Now, I'm at a small-ish company and I've got far more responsibility than I
did at either of the big companies, but that's mostly because there are fewer
people around to handle the work that needs to be done. I'm the de-facto DBA
for the product I work on largely because I understand databases better than
anyone on the team. That has turned into me needing to learn Hadoop
"yesterday" because the need is there and the one Hadoop guy we had just quit.
At a big company this doesn't happen because big companies are, well, big.
That's comforting because there's almost always someone who can give you a
hand. It's also somewhat limiting because there's almost always someone more
specialized in an area you want to branch out into, and they'll get
assignments because working in that area is their job. If you want to wear a
lot of hats, big companies aren't the best place - but if you want to have
folks around who can help you out, small companies aren't going to be able to
offer that kind of hand-holding. That said, if I could go to a big company and
get similar respect and responsibility to what I currently enjoy, I absolutely
would.

As an example of a big company role that would be fascinating - I've got a
friend who's a VP of Consumer Analytics at one of the major banks in the US.
His job is literally to comb through data and make recommendations regarding
bank policy based upon that data. For an example of his work, the last time I
spoke with him, he was working on figuring out the optimal amount of cash to
keep in each ATM across the country. He gets considerable latitude to do
things however he wants - all that matters is the results. For instance, he
tends to write a lot of R code himself, but his assignments do not include the
phrase "Implement this system using R" or anything near it. He gets to decide
what works and he is only responsible for the output and not his modus
operandi.

------
benburleson
Many freshman level courses aren't very interesting. You're learning to lay
the groundwork so you can efficiently do more interesting work later. The most
important thing I took away from my engineering degree wasn't any specific
knowledge, it was the problem solving method, break problems down, etc.
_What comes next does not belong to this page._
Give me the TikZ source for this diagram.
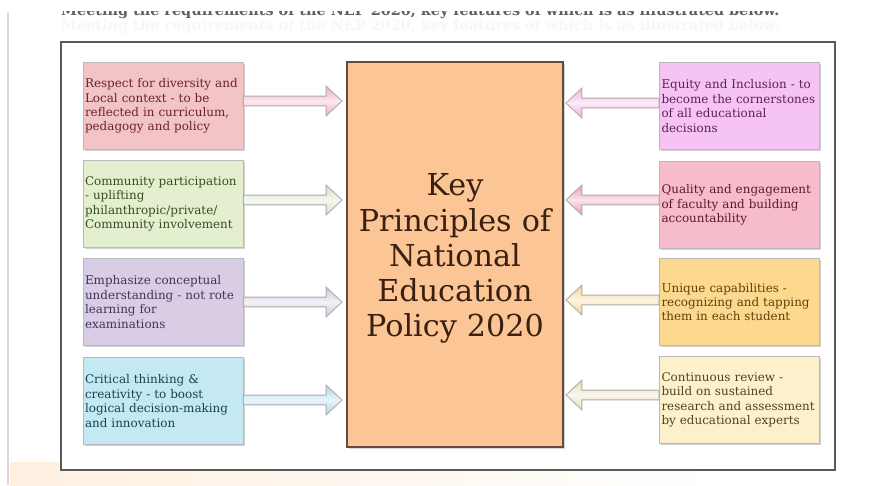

I only have experience at two employers, but I say Yes, the big company was a
pretty poor work experience. There were definitely people above me trying to
make it better, but they were struggling against the slow-moving bureaucracy
of government contracts. It's easy at a big company to get pigeon-holed
because there are so many employees. If you start to stand out in one area
everyone will come to you for answers in that area. At the smaller employer,
I've had the opportunity to try on different hats and only pigeon-hole myself
as much as I want to. It's more exciting and I've learned more that I ever
would have at the big company.

------
bdunbar
1\. Stick with college, get the degree. It proves to employers you can stick
with something, which is valuable and will get you places.

2\. I've worked for the big companies, small ones, medium.

3\. There is no 'usual' about any of them. They all sucked in various ways.
And they were all excellent, in their own ways.

4\. A lot depends on your chain of command and your peers.

5\. It's not all MS and Excel. It Gets Better.

6\. There is no 6.